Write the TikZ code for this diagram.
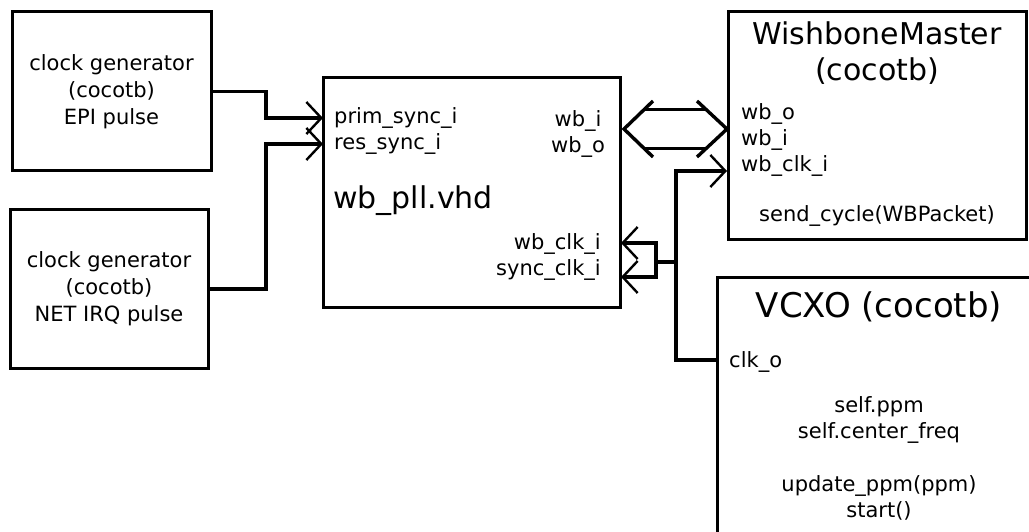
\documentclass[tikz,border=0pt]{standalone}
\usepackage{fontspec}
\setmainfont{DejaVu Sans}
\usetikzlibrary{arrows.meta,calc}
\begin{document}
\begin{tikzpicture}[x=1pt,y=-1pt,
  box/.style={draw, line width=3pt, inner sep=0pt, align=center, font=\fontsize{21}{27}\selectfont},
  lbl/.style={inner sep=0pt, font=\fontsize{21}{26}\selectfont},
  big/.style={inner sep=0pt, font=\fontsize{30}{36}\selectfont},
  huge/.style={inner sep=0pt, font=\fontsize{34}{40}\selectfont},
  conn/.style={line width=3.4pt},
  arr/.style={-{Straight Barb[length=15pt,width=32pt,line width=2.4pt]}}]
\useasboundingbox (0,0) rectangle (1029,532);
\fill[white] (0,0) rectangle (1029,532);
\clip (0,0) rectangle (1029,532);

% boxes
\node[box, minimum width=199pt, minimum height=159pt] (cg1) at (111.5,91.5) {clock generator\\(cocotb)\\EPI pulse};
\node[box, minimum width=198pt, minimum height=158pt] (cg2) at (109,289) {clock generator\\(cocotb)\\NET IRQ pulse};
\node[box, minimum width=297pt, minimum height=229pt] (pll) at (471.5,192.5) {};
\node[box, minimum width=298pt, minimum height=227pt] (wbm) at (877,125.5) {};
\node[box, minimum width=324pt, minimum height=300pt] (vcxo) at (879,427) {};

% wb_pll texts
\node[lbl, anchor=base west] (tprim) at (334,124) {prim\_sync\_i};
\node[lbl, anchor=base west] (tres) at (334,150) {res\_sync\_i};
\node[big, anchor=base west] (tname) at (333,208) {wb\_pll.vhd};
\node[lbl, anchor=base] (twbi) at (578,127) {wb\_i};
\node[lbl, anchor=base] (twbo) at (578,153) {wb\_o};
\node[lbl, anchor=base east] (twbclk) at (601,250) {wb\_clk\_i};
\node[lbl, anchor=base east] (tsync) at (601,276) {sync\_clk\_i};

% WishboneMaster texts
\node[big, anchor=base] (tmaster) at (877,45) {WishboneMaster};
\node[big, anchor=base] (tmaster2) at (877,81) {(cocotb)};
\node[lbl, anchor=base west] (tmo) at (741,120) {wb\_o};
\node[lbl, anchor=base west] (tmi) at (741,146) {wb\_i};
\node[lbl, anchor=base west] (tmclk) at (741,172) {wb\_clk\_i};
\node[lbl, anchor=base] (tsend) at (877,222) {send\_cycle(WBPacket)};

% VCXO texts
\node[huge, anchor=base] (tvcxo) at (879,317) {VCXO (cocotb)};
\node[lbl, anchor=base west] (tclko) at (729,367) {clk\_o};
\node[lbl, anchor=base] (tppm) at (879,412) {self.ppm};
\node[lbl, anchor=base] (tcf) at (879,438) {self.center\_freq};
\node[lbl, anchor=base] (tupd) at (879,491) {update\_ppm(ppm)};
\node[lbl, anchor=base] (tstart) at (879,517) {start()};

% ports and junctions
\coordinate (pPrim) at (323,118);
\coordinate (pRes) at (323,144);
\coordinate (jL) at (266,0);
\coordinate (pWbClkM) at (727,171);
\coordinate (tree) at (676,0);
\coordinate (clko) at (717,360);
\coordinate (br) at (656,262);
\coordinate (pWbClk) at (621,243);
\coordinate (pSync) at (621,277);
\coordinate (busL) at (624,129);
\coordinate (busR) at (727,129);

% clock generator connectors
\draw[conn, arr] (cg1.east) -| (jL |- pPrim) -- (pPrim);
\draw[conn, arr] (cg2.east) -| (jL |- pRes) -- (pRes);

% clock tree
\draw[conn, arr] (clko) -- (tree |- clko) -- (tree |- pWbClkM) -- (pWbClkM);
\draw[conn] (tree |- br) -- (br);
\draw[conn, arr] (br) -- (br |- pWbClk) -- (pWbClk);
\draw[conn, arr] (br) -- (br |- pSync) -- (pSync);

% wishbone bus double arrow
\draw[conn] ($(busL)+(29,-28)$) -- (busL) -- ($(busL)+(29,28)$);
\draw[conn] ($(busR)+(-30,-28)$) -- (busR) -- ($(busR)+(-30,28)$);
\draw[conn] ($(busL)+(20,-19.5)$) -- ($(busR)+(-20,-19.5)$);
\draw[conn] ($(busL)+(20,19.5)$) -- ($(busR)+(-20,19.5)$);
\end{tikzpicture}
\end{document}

STATED PROBLEM: Skip the pictures and restate exactly the lines from the beginning of the listing to the line with "anchor=base east] (tsync)", that line included.

EXERCISE OUTPUT:
Write the TikZ code for this diagram.
\documentclass[tikz,border=0pt]{standalone}
\usepackage{fontspec}
\setmainfont{DejaVu Sans}
\usetikzlibrary{arrows.meta,calc}
\begin{document}
\begin{tikzpicture}[x=1pt,y=-1pt,
  box/.style={draw, line width=3pt, inner sep=0pt, align=center, font=\fontsize{21}{27}\selectfont},
  lbl/.style={inner sep=0pt, font=\fontsize{21}{26}\selectfont},
  big/.style={inner sep=0pt, font=\fontsize{30}{36}\selectfont},
  huge/.style={inner sep=0pt, font=\fontsize{34}{40}\selectfont},
  conn/.style={line width=3.4pt},
  arr/.style={-{Straight Barb[length=15pt,width=32pt,line width=2.4pt]}}]
\useasboundingbox (0,0) rectangle (1029,532);
\fill[white] (0,0) rectangle (1029,532);
\clip (0,0) rectangle (1029,532);

% boxes
\node[box, minimum width=199pt, minimum height=159pt] (cg1) at (111.5,91.5) {clock generator\\(cocotb)\\EPI pulse};
\node[box, minimum width=198pt, minimum height=158pt] (cg2) at (109,289) {clock generator\\(cocotb)\\NET IRQ pulse};
\node[box, minimum width=297pt, minimum height=229pt] (pll) at (471.5,192.5) {};
\node[box, minimum width=298pt, minimum height=227pt] (wbm) at (877,125.5) {};
\node[box, minimum width=324pt, minimum height=300pt] (vcxo) at (879,427) {};

% wb_pll texts
\node[lbl, anchor=base west] (tprim) at (334,124) {prim\_sync\_i};
\node[lbl, anchor=base west] (tres) at (334,150) {res\_sync\_i};
\node[big, anchor=base west] (tname) at (333,208) {wb\_pll.vhd};
\node[lbl, anchor=base] (twbi) at (578,127) {wb\_i};
\node[lbl, anchor=base] (twbo) at (578,153) {wb\_o};
\node[lbl, anchor=base east] (twbclk) at (601,250) {wb\_clk\_i};
\node[lbl, anchor=base east] (tsync) at (601,276) {sync\_clk\_i};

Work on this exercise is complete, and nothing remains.